Supermassive black holes are the most extreme objects in the universe. They can grow to billions of solar masses and live in the centers of the majority of galaxies. Their extreme gravities are legendary and have the overwhelming power to switch galactic star formation on and off.
But as our techniques have become more advanced, allowing us to look farther back in time and deeper into the distant universe, astronomers have found these black hole behemoths lurking, some of which are hundreds of millions to billions of solar masses. This doesn’t make much sense; if these objects slowly grow by swallowing cosmic dust, gas, stars and planets, how did they have time only a few hundred million years after the Big Bang to pack on all those pounds?
Well, when the universe was young, it was a very different place. Closely-packed baby galaxies generated huge quantities of radiation and this radiation had a powerful influence over star formation processes in neighboring galaxies. It is thought that massive starburst galaxies (i.e. a galaxy that is dominated by stellar birth) could produce so much radiation that they would, literally, snuff-out star formation in neighboring galaxies.

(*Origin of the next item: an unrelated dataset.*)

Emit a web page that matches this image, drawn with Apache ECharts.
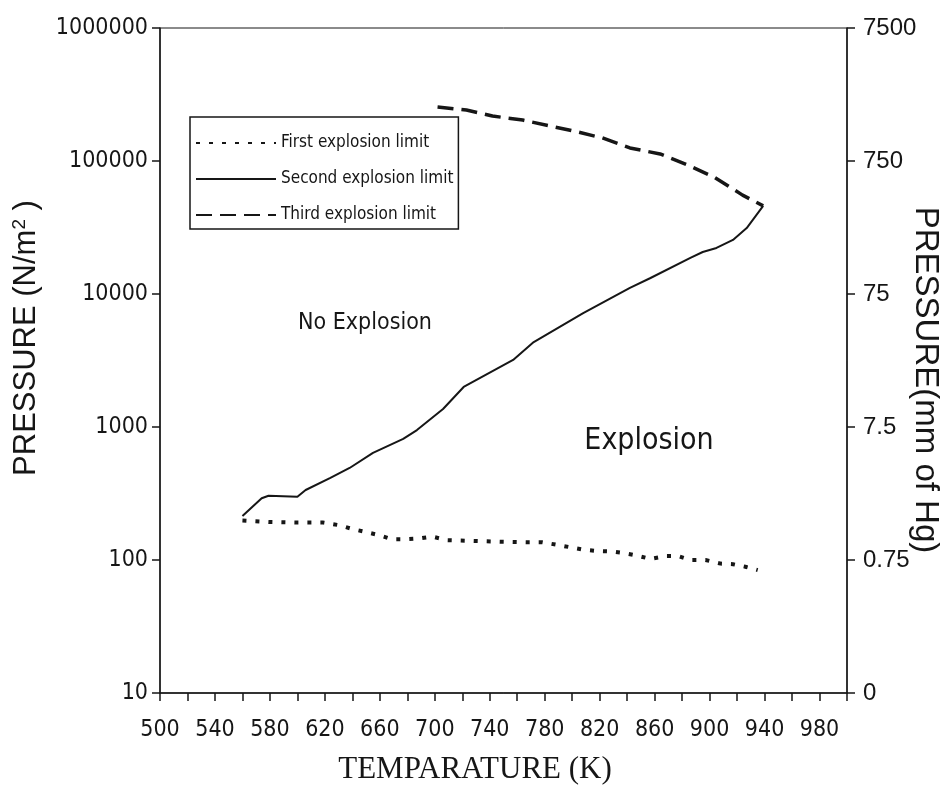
<!DOCTYPE html>
<html><head><meta charset="utf-8">
<script src="https://cdn.jsdelivr.net/npm/echarts/dist/echarts.min.js"></script>
<style>html,body{margin:0;padding:0;background:#fff}#c{width:945px;height:802px}</style>
</head><body><div id="c"></div>
<script>
// ---- data ----
const seriesNames = ['First explosion limit', 'Second explosion limit', 'Third explosion limit'];
const firstT = [560, 580, 600, 619, 630, 640, 649, 659, 669, 678, 688, 698, 709, 728, 749, 768, 778, 789, 798, 807, 818, 829, 837, 847, 857, 868, 877, 886, 897, 908, 917, 926, 935];
const firstP = [198, 193, 191, 191, 183, 171, 163, 154, 143, 143, 145, 150, 141, 139, 137, 136, 136, 130, 125, 120, 117, 116, 113, 108, 102, 107, 107, 100, 100, 94, 93, 89, 84];
const secondT = [560, 574, 579, 600, 606, 624, 638, 655, 677, 687, 706, 721, 757, 772, 808, 842, 857, 886, 895, 905, 917, 927, 939];
const secondP = [214, 291, 304, 299, 336, 414, 492, 638, 813, 948, 1365, 2000, 3190, 4355, 7190, 11100, 13190, 18660, 20700, 22200, 25500, 31300, 46000];
const thirdT = [702, 723, 742, 764, 784, 804, 822, 842, 864, 884, 903, 924, 939];
const thirdP = [254700, 241600, 217800, 203100, 183300, 165300, 149000, 125300, 113000, 93300, 75900, 55400, 46000];
const xTickLabels = [500, 540, 580, 620, 660, 700, 740, 780, 820, 860, 900, 940, 980];
const leftTickLabels = ['10', '100', '1000', '10000', '100000', '1000000'];
const rightTickLabels = ['0', '0.75', '7.5', '75', '750', '7500'];

const zip = (a, b) => a.map((v, i) => [v, b[i]]);
const NARROW = '"Liberation Sans Narrow", "DejaVu Sans Condensed", "Liberation Sans", sans-serif';
const INK = '#161616';
const decadeIndex = v => Math.round(Math.log10(v)) - 1;

const chart = echarts.init(document.getElementById('c'), null, {renderer: 'canvas'});
chart.setOption({
  backgroundColor: '#ffffff',
  animation: false,
  grid: {left: 160, right: 98, top: 28, bottom: 109, show: true, borderColor: INK, borderWidth: 1, backgroundColor: 'transparent'},
  legend: {
    orient: 'vertical', left: 190, top: 117,
    data: seriesNames,
    itemWidth: 80, itemHeight: 14, itemGap: 16,
    padding: [16, 5, 4, 5],
    borderColor: INK, borderWidth: 1.5,
    itemStyle: {opacity: 0},
    textStyle: {fontFamily: NARROW, fontSize: 17, color: INK, lineHeight: 20},
    selectedMode: false
  },
  xAxis: {
    type: 'value', min: 500, max: 1000, interval: 20,
    axisLine: {show: true, lineStyle: {color: INK, width: 1.5}},
    axisTick: {show: true, length: 8, inside: false, lineStyle: {color: INK, width: 1.5}},
    splitLine: {show: false},
    axisLabel: {
      margin: 26, fontFamily: NARROW, fontSize: 23, color: INK,
      formatter: v => xTickLabels.indexOf(v) >= 0 ? String(v) : ''
    }
  },
  yAxis: [{
    type: 'log', logBase: 10, min: 10, max: 1000000, position: 'left',
    axisLine: {show: true, lineStyle: {color: INK, width: 1.5}},
    axisTick: {show: true, length: 8, lineStyle: {color: INK, width: 1.5}},
    minorTick: {show: false},
    splitLine: {show: false},
    axisLabel: {margin: 12, fontFamily: NARROW, fontSize: 23, color: INK,
      formatter: v => leftTickLabels[decadeIndex(v)]}
  }, {
    type: 'log', logBase: 10, min: 10, max: 1000000, position: 'right',
    axisLine: {show: true, lineStyle: {color: INK, width: 1.5}},
    axisTick: {show: true, length: 8, lineStyle: {color: INK, width: 1.5}},
    splitLine: {show: false},
    axisLabel: {margin: 16, fontFamily: '"Liberation Sans", sans-serif', fontSize: 24, color: INK,
      formatter: v => rightTickLabels[decadeIndex(v)]}
  }],
  series: [{
    name: seriesNames[0], type: 'line', yAxisIndex: 0, symbol: 'none',
    data: zip(firstT, firstP),
    lineStyle: {color: INK, width: 4, type: [4, 9]}, itemStyle: {color: INK}
  }, {
    name: seriesNames[1], type: 'line', yAxisIndex: 0, symbol: 'none',
    data: zip(secondT, secondP),
    lineStyle: {color: INK, width: 2, type: 'solid'}, itemStyle: {color: INK}
  }, {
    name: seriesNames[2], type: 'line', yAxisIndex: 0, symbol: 'none',
    data: zip(thirdT, thirdP),
    lineStyle: {color: INK, width: 3.5, type: [16, 8]}, itemStyle: {color: INK}
  }],
  graphic: [{
    type: 'text', x: 26, y: 338, rotation: Math.PI / 2,
    style: {text: 'PRESSURE (N/m{sup|2} )', align: 'center', verticalAlign: 'middle',
      textAlign: 'center', textVerticalAlign: 'middle',
      font: '31px "Liberation Sans", sans-serif', fill: INK,
      rich: {sup: {fontSize: 19, fontFamily: '"Liberation Sans", sans-serif', verticalAlign: 'top', fill: INK}}}
  }, {
    type: 'text', x: 925, y: 380, rotation: -Math.PI / 2,
    style: {text: 'PRESSURE(mm of Hg)', align: 'center', verticalAlign: 'middle',
      textAlign: 'center', textVerticalAlign: 'middle',
      font: '33px "Liberation Sans", sans-serif', fill: INK}
  }, {
    type: 'text', x: 475, y: 770,
    style: {text: 'TEMPARATURE (K)', align: 'center', verticalAlign: 'middle',
      textAlign: 'center', textVerticalAlign: 'middle',
      font: '31px "Liberation Serif", serif', fill: INK}
  }, {
    type: 'text', x: 365, y: 323,
    style: {text: 'No Explosion', align: 'center', verticalAlign: 'middle',
      textAlign: 'center', textVerticalAlign: 'middle',
      font: '23px ' + NARROW, fill: INK}
  }, {
    type: 'text', x: 649, y: 441,
    style: {text: 'Explosion', align: 'center', verticalAlign: 'middle',
      textAlign: 'center', textVerticalAlign: 'middle',
      font: '30px ' + NARROW, fill: INK}
  }]
});
</script>
</body></html>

Stars form in vast clouds of cooling molecular hydrogen and, when star birth reigns supreme in a galaxy, black holes have a hard time accreting matter to bulk up — these newly-formed stars are able to escape the black hole’s gravitational grasp. But in the ancient universe, should a galaxy that is filled with molecular hydrogen be situated too close to a massive, highly radiating galaxy, these clouds of molecular hydrogen could be broken down, creating clouds of ionized hydrogen plasma — stuff that isn’t so great for star formation. And this material can be rapidly consumed by a black hole.
According to computer simulations of these primordial galaxies of hydrogen plasma, if any black hole is present in the center of that galaxy, it will feed off this plasma “soup” at an astonishingly fast rate. These simulations are described in a study published in the journal Nature Astronomy.
“The collapse of the galaxy and the formation of a million-solar-mass black hole takes 100,000 years — a blip in cosmic time,” said astronomer Zoltan Haiman, of Columbia University, New York. “A few hundred-million years later, it has grown into a billion-solar-mass supermassive black hole. This is much faster than we expected.”
But for these molecular hydrogen clouds to be broken down, the neighboring galaxy needs to be at just the right distance to “cook” its galactic neighbor, according to simulations that were run for several days on a supercomputer.
“The nearby galaxy can’t be too close, or too far away, and like the Goldilocks principle, too hot or too cold,” said astrophysicist John Wise, of the Georgia Institute of Technology.
The researchers now hope to use NASA’s James Webb Space Telescope, which is scheduled for launch next year, to look back to this era of rapid black hole formation, with hopes of actually seeing these black hole feeding processes in action. Should observations agree with these simulations, we may finally have some understanding of how these black hole behemoths grew so big so quickly.
“Understanding how supermassive black holes form tells us how galaxies, including our own, form and evolve, and ultimately, tells us more about the universe in which we live,” added postdoctoral researcher John Regan, of Dublin City University, Ireland.